L’Italia ha alle spalle una crisi dei redditi più che trentennale. In termini reali, risultano scesi del 2,8% tra il 1990 e il 2020. Unico caso nel mondo avanzato. Le distanze con Francia e Germania si sono ampliate di circa il 35%. L’economia italiana ha inseguito un modello basato sulle produzioni “povere”, cioè a basso contenuto tecnologico ed esposte alla concorrenza di economie emergenti come la Cina. La competizione da noi è stata impostata sui bassi salari. A meno che questi non scendano sotto i livelli cinesi, il risultato non può che essere un buco nell’acqua.

Questa è l’eredità che il governo Meloni si ritrova a gestire e che deve iniziare a sovvertire già con la prossima manovra di bilancio. La crisi dei redditi richiede risposte immediate e non superficiali, come la liberalizzazione dei servizi e delle professioni, in modo da calmierare i prezzi. Che si tratti di taxi, stabilimenti balneari e trasporti, non bisogna più guardare in faccia a nessuno. Allo stesso tempo, va sostenuta la crescita dell’economia italiana con interventi lungimiranti. Da una parte c’è il Pnrr che offre l’opportunità di agire sugli investimenti, dall’altra una politica fiscale che deve finalmente redistribuire le risorse a favore del lavoro e dell’impresa. Meno assistenza e più occupazione deve essere il mantra.

Reagire a crollo PIL

Dalle opposizioni l’ex premier Giuseppe Conte sostiene di avere consegnato al governo Meloni “una Ferrari”. L’espressione si commenta da sé. Egli è il principale strenuo sostenitore di due misure varate dai suoi due governi: il reddito di cittadinanza e il Superbonus.

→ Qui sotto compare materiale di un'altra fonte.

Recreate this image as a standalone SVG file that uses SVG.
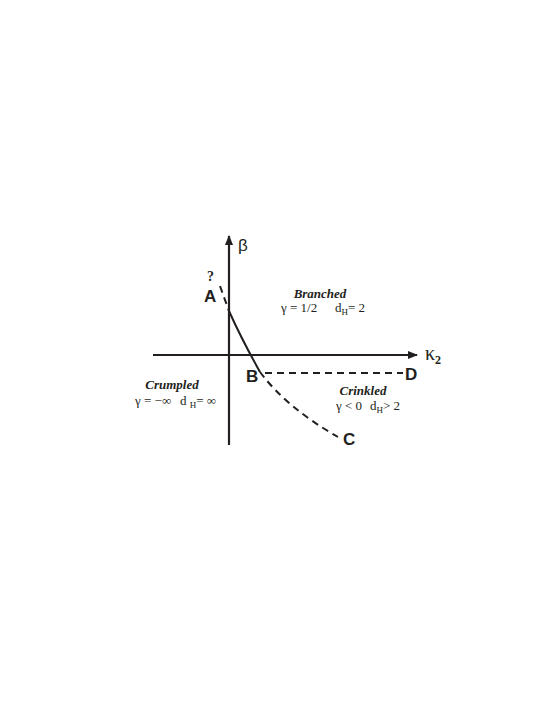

Lo stop avrebbe provocato il crollo del PIL, a detta del Movimento 5 Stelle. E’ vero che la crescita economica nel 2021 e 2022 era stata parzialmente “drogata” dai maxi-incentivi alle ristrutturazioni edilizie e così come è altrettanto vero che se dai a un milione di persone un sussidio mensile, questi sarà speso e sosterrà la domanda interna.

Il punto è che quel denaro non nasce dal nulla, ma è sottratto ad altre voci di spesa o accresce complessivamente quest’ultima, tenendo ancora più alta la pressione fiscale. Ancora peggio, è stato erogato sostanzialmente a debito.

Con la prossima manovra il governo Meloni dovrà segnalare a lavoratori e imprese che le risorse (poche) ci saranno in loro favore e saranno sottratte a chi si limita semplicemente a consumarle. E’ questo uno shock necessario per sostenere il ritorno a una mentalità dinamica e porre fine al parassitismo sociale che rischia di zavorrare la crescita anche nei prossimi anni, indipendentemente dalla congiuntura. Nell’attesa che l’inflazione scenda su valori sostenibili e che i redditi tornino a salire, stimolati anche dalle misure di politica economica adottate.